● GIVEN TASK
Only the lines from the start of the data through the line with "27.85, 29.0, 30.15]" belong in the copy. Restate them word for word, minus the pictures.

● DATA EXCERPT

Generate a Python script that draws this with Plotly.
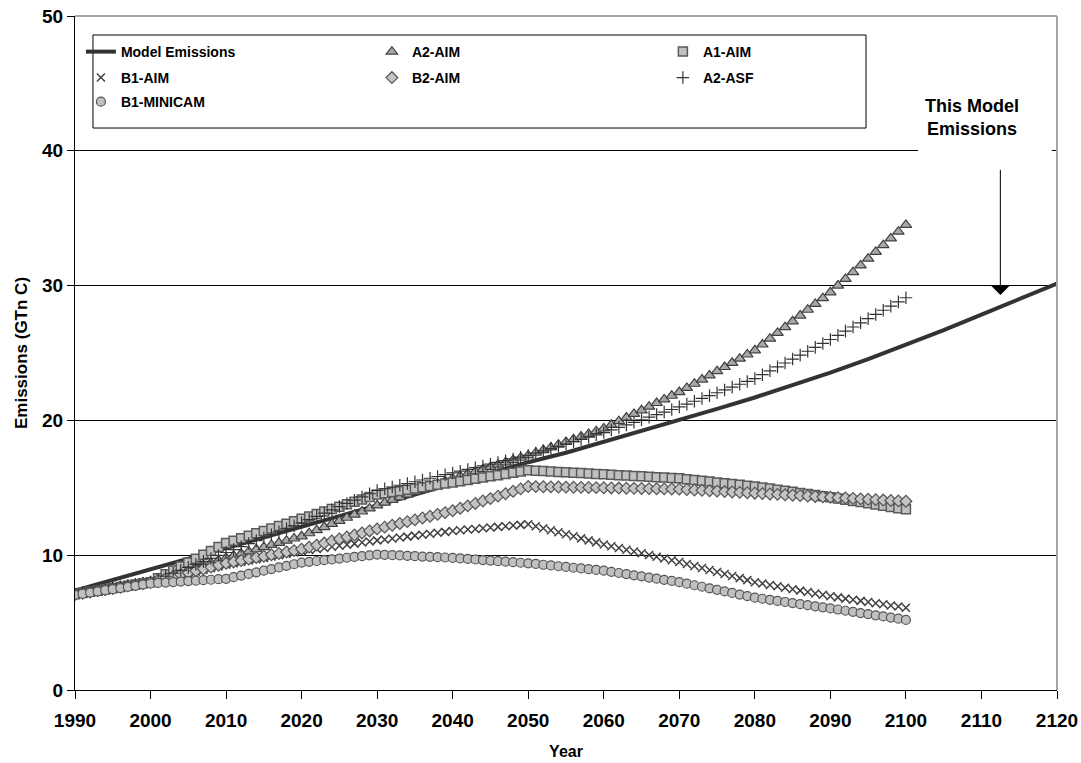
import plotly.graph_objects as go

# ---------------- data ----------------
years = list(range(1990, 2101))

model_years = list(range(1990, 2121, 5))
model_emissions = [7.37, 8.15, 8.95, 9.72, 10.5, 11.3, 12.1, 12.9, 13.7, 14.5, 15.3, 16.1, 16.9, 17.6,
                   18.4, 19.2, 20.0, 20.85, 21.7, 22.6, 23.55, 24.55, 25.6, 26.7, 27.85, 29.0, 30.15]

a2_aim = [7.10, 7.19, 7.28, 7.37, 7.46, 7.55, 7.64, 7.73, 7.82, 7.91,
          8.00, 8.18, 8.36, 8.54, 8.72, 8.90, 9.08, 9.26, 9.44, 9.62,
          9.80, 9.96, 10.12, 10.28, 10.44, 10.60, 10.76, 10.92, 11.08, 11.24,
          11.40, 11.63, 11.86, 12.09, 12.32, 12.55, 12.78, 13.01, 13.24, 13.47,
          13.70, 13.90, 14.10, 14.30, 14.50, 14.70, 14.90, 15.10, 15.30, 15.50,
          15.70, 15.87, 16.04, 16.21, 16.38, 16.55, 16.72, 16.89, 17.06, 17.23,
          17.40, 17.60, 17.80, 18.00, 18.20, 18.40, 18.60, 18.80, 19.00, 19.20,
          19.40, 19.67, 19.94, 20.21, 20.48, 20.75, 21.02, 21.29, 21.56, 21.83,
          22.10, 22.41, 22.72, 23.03, 23.34, 23.65, 23.96, 24.27, 24.58, 24.89,
          25.20, 25.63, 26.06, 26.49, 26.92, 27.35, 27.78, 28.21, 28.64, 29.07,
          29.50, 30.00, 30.50, 31.00, 31.50, 32.00, 32.50, 33.00, 33.50, 34.00,
          34.50]

a1_aim = [7.10, 7.19, 7.28, 7.37, 7.46, 7.55, 7.64, 7.73, 7.82, 7.91,
          8.00, 8.29, 8.58, 8.87, 9.16, 9.45, 9.74, 10.03, 10.32, 10.61,
          10.90, 11.08, 11.26, 11.44, 11.62, 11.80, 11.98, 12.16, 12.34, 12.52,
          12.70, 12.88, 13.06, 13.24, 13.42, 13.60, 13.78, 13.96, 14.14, 14.32,
          14.50, 14.59, 14.68, 14.77, 14.86, 14.95, 15.04, 15.13, 15.22, 15.31,
          15.40, 15.49, 15.58, 15.67, 15.76, 15.85, 15.94, 16.03, 16.12, 16.21,
          16.30, 16.27, 16.24, 16.21, 16.18, 16.15, 16.12, 16.09, 16.06, 16.03,
          16.00, 15.97, 15.94, 15.91, 15.88, 15.85, 15.82, 15.79, 15.76, 15.73,
          15.70, 15.64, 15.58, 15.52, 15.46, 15.40, 15.34, 15.28, 15.22, 15.16,
          15.10, 15.02, 14.94, 14.86, 14.78, 14.70, 14.62, 14.54, 14.46, 14.38,
          14.30, 14.21, 14.12, 14.03, 13.94, 13.85, 13.76, 13.67, 13.58, 13.49,
          13.40]

b1_aim = [7.10, 7.19, 7.28, 7.37, 7.46, 7.55, 7.64, 7.73, 7.82, 7.91,
          8.00, 8.13, 8.26, 8.39, 8.52, 8.65, 8.78, 8.91, 9.04, 9.17,
          9.30, 9.40, 9.50, 9.60, 9.70, 9.80, 9.90, 10.00, 10.10, 10.20,
          10.30, 10.38, 10.46, 10.54, 10.62, 10.70, 10.78, 10.86, 10.94, 11.02,
          11.10, 11.17, 11.24, 11.31, 11.38, 11.45, 11.52, 11.59, 11.66, 11.73,
          11.80, 11.85, 11.90, 11.95, 12.00, 12.05, 12.10, 12.15, 12.20, 12.25,
          12.30, 12.15, 12.00, 11.85, 11.70, 11.55, 11.40, 11.25, 11.10, 10.95,
          10.80, 10.67, 10.54, 10.41, 10.28, 10.15, 10.02, 9.89, 9.76, 9.63,
          9.50, 9.35, 9.20, 9.05, 8.90, 8.75, 8.60, 8.45, 8.30, 8.15,
          8.00, 7.90, 7.79, 7.69, 7.58, 7.48, 7.37, 7.27, 7.16, 7.06,
          6.95, 6.87, 6.78, 6.70, 6.61, 6.53, 6.44, 6.36, 6.27, 6.19,
          6.10]

b2_aim = [7.10, 7.19, 7.28, 7.37, 7.46, 7.55, 7.64, 7.73, 7.82, 7.91,
          8.00, 8.14, 8.28, 8.42, 8.56, 8.70, 8.84, 8.98, 9.12, 9.26,
          9.40, 9.50, 9.61, 9.71, 9.82, 9.92, 10.03, 10.13, 10.24, 10.34,
          10.45, 10.60, 10.75, 10.90, 11.05, 11.20, 11.35, 11.50, 11.65, 11.80,
          11.95, 12.08, 12.22, 12.35, 12.49, 12.62, 12.76, 12.89, 13.03, 13.16,
          13.30, 13.48, 13.66, 13.84, 14.02, 14.20, 14.38, 14.56, 14.74, 14.92,
          15.10, 15.09, 15.08, 15.07, 15.06, 15.05, 15.04, 15.03, 15.02, 15.01,
          15.00, 14.99, 14.98, 14.97, 14.96, 14.95, 14.94, 14.93, 14.92, 14.91,
          14.90, 14.87, 14.84, 14.81, 14.78, 14.75, 14.72, 14.69, 14.66, 14.63,
          14.60, 14.57, 14.54, 14.51, 14.48, 14.45, 14.42, 14.39, 14.36, 14.33,
          14.30, 14.27, 14.24, 14.21, 14.18, 14.15, 14.12, 14.09, 14.06, 14.03,
          14.00]

a2_asf = [7.10, 7.19, 7.28, 7.37, 7.46, 7.55, 7.64, 7.73, 7.82, 7.91,
          8.00, 8.22, 8.44, 8.66, 8.88, 9.10, 9.32, 9.54, 9.76, 9.98,
          10.20, 10.42, 10.64, 10.86, 11.08, 11.30, 11.52, 11.74, 11.96, 12.18,
          12.40, 12.64, 12.88, 13.12, 13.36, 13.60, 13.84, 14.08, 14.32, 14.56,
          14.80, 14.93, 15.06, 15.19, 15.32, 15.45, 15.58, 15.71, 15.84, 15.97,
          16.10, 16.23, 16.36, 16.49, 16.62, 16.75, 16.88, 17.01, 17.14, 17.27,
          17.40, 17.57, 17.74, 17.91, 18.08, 18.25, 18.42, 18.59, 18.76, 18.93,
          19.10, 19.29, 19.48, 19.67, 19.86, 20.05, 20.24, 20.43, 20.62, 20.81,
          21.00, 21.21, 21.42, 21.63, 21.84, 22.05, 22.26, 22.47, 22.68, 22.89,
          23.10, 23.39, 23.68, 23.97, 24.26, 24.55, 24.84, 25.13, 25.42, 25.71,
          26.00, 26.31, 26.62, 26.93, 27.24, 27.55, 27.86, 28.17, 28.48, 28.79,
          29.10]

b1_minicam = [7.06, 7.14, 7.23, 7.31, 7.40, 7.48, 7.56, 7.65, 7.73, 7.82,
              7.90, 7.94, 7.97, 8.01, 8.04, 8.08, 8.11, 8.15, 8.18, 8.22,
              8.25, 8.37, 8.49, 8.61, 8.73, 8.85, 8.97, 9.09, 9.21, 9.33,
              9.45, 9.51, 9.57, 9.63, 9.69, 9.75, 9.81, 9.87, 9.93, 9.99,
              10.05, 10.03, 10.00, 9.98, 9.95, 9.93, 9.90, 9.88, 9.85, 9.83,
              9.80, 9.76, 9.72, 9.68, 9.64, 9.60, 9.56, 9.52, 9.48, 9.44,
              9.40, 9.35, 9.29, 9.24, 9.18, 9.13, 9.07, 9.02, 8.96, 8.91,
              8.85, 8.77, 8.68, 8.60, 8.51, 8.43, 8.34, 8.26, 8.17, 8.09,
              8.00, 7.89, 7.77, 7.66, 7.54, 7.43, 7.31, 7.20, 7.08, 6.97,
              6.85, 6.77, 6.69, 6.61, 6.53, 6.45, 6.37, 6.29, 6.21, 6.13,
              6.05, 5.97, 5.88, 5.80, 5.71, 5.63, 5.54, 5.46, 5.37, 5.29,
              5.20]

x_ticks = list(range(1990, 2121, 10))
y_ticks = [0, 10, 20, 30, 40, 50]

annotation_text = "This Model<br>Emissions"
arrow_year = 2112.5
arrow_tip = 29.3
arrow_tail = 38.7

# ---------------- figure ----------------
FONT = "Liberation Sans, Arial, sans-serif"
fig = go.Figure()

fig.add_trace(go.Scatter(x=model_years, y=model_emissions, mode="lines", name="Model Emissions",
                         line=dict(color="#333333", width=4), legend="legend"))

def add_markers(name, yvals, symbol, size, fill, edge, lw, leg):
    fig.add_trace(go.Scatter(x=years, y=yvals, mode="markers", name=name, legend=leg,
                             marker=dict(symbol=symbol, size=size, color=fill,
                                         line=dict(color=edge, width=lw))))

add_markers("A2-AIM", a2_aim, "triangle-up", 10, "#A8A8A8", "#404040", 1.2, "legend")
add_markers("A1-AIM", a1_aim, "square", 9, "#C0C0C0", "#5A5A5A", 1.5, "legend")
add_markers("B1-AIM", b1_aim, "x-thin-open", 8, "#404040", "#404040", 1.5, "legend2")
add_markers("B2-AIM", b2_aim, "diamond", 9, "#C4C4C4", "#555555", 1.2, "legend2")
add_markers("A2-ASF", a2_asf, "cross-thin-open", 9, "#333333", "#333333", 1.2, "legend2")
add_markers("B1-MINICAM", b1_minicam, "circle", 9, "#C0C0C0", "#555555", 1.2, "legend3")

leg_font = dict(family=FONT, size=14, color="black", weight="bold")

def leg(yv):
    return dict(orientation="h", x=0.006, xanchor="left", y=yv, yanchor="top",
                entrywidth=246, entrywidthmode="pixels",
                bgcolor="rgba(0,0,0,0)", borderwidth=0, font=leg_font, traceorder="normal")

fig.update_layout(
    width=1081, height=763, autosize=False,
    margin=dict(l=75, r=24, t=16, b=73, autoexpand=False),
    paper_bgcolor="white", plot_bgcolor="white",
    font=dict(family=FONT, color="black", size=16, weight="bold"),
    showlegend=True,
    legend=leg(0.9703), legend2=leg(0.9318), legend3=leg(0.8961),
    xaxis=dict(range=[1990, 2120], tickvals=x_ticks, showgrid=False, zeroline=False,
               showline=True, linecolor="black", linewidth=1, automargin=False,
               ticks="outside", ticklen=8, tickcolor="black", ticklabelstandoff=5,
               ticklabeloverflow="allow",
               tickfont=dict(family=FONT, size=19, weight="bold"),
               title=dict(text="Year", font=dict(family=FONT, size=16, weight="bold"), standoff=16)),
    yaxis=dict(range=[0, 50], tickvals=y_ticks, showgrid=True, gridcolor="black", gridwidth=1,
               zeroline=False, showline=True, linecolor="black", linewidth=1, automargin=False,
               ticks="outside", ticklen=7, tickcolor="black", ticklabeloverflow="allow",
               tickfont=dict(family=FONT, size=19, weight="bold"),
               title=dict(text="Emissions (GTn C)", font=dict(family=FONT, size=17, weight="bold"), standoff=10)),
)

# legend frame
fig.add_shape(type="rect", xref="paper", yref="paper", x0=0.0183, x1=0.8055, y0=0.8338, y1=0.9718,
              line=dict(color="black", width=1), fillcolor="white", layer="below")
# gray top & right frame
fig.add_shape(type="line", xref="paper", yref="paper", x0=0, x1=1, y0=1, y1=1,
              line=dict(color="#A6A6A6", width=2), layer="above")
fig.add_shape(type="line", xref="paper", yref="paper", x0=1, x1=1, y0=0, y1=1,
              line=dict(color="#A6A6A6", width=2), layer="above")
# white background behind the text label (interrupts the 40 gridline)
fig.add_shape(type="rect", xref="x", yref="y", x0=2101.6, x1=2119.3, y0=39.6, y1=45.3,
              line=dict(width=0), fillcolor="white", layer="above")

fig.add_annotation(x=2108.75, y=42.5, xref="x", yref="y", text=annotation_text, showarrow=False,
                   font=dict(family=FONT, size=18, color="black", weight="bold"),
                   align="center", valign="middle")
fig.add_annotation(x=arrow_year, y=arrow_tip, ax=arrow_year, ay=arrow_tail, xref="x", yref="y",
                   axref="x", ayref="y", text="", showarrow=True, arrowhead=1, arrowsize=3,
                   arrowwidth=1, arrowcolor="black", standoff=0)

fig.write_html("out.html", config={"displayModeBar": False, "responsive": False},
               post_script="document.body.style.margin='0';")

● WRITTEN RESPONSE
Generate a Python script that draws this with Plotly.
import plotly.graph_objects as go

# ---------------- data ----------------
years = list(range(1990, 2101))

model_years = list(range(1990, 2121, 5))
model_emissions = [7.37, 8.15, 8.95, 9.72, 10.5, 11.3, 12.1, 12.9, 13.7, 14.5, 15.3, 16.1, 16.9, 17.6,
                   18.4, 19.2, 20.0, 20.85, 21.7, 22.6, 23.55, 24.55, 25.6, 26.7, 27.85, 29.0, 30.15]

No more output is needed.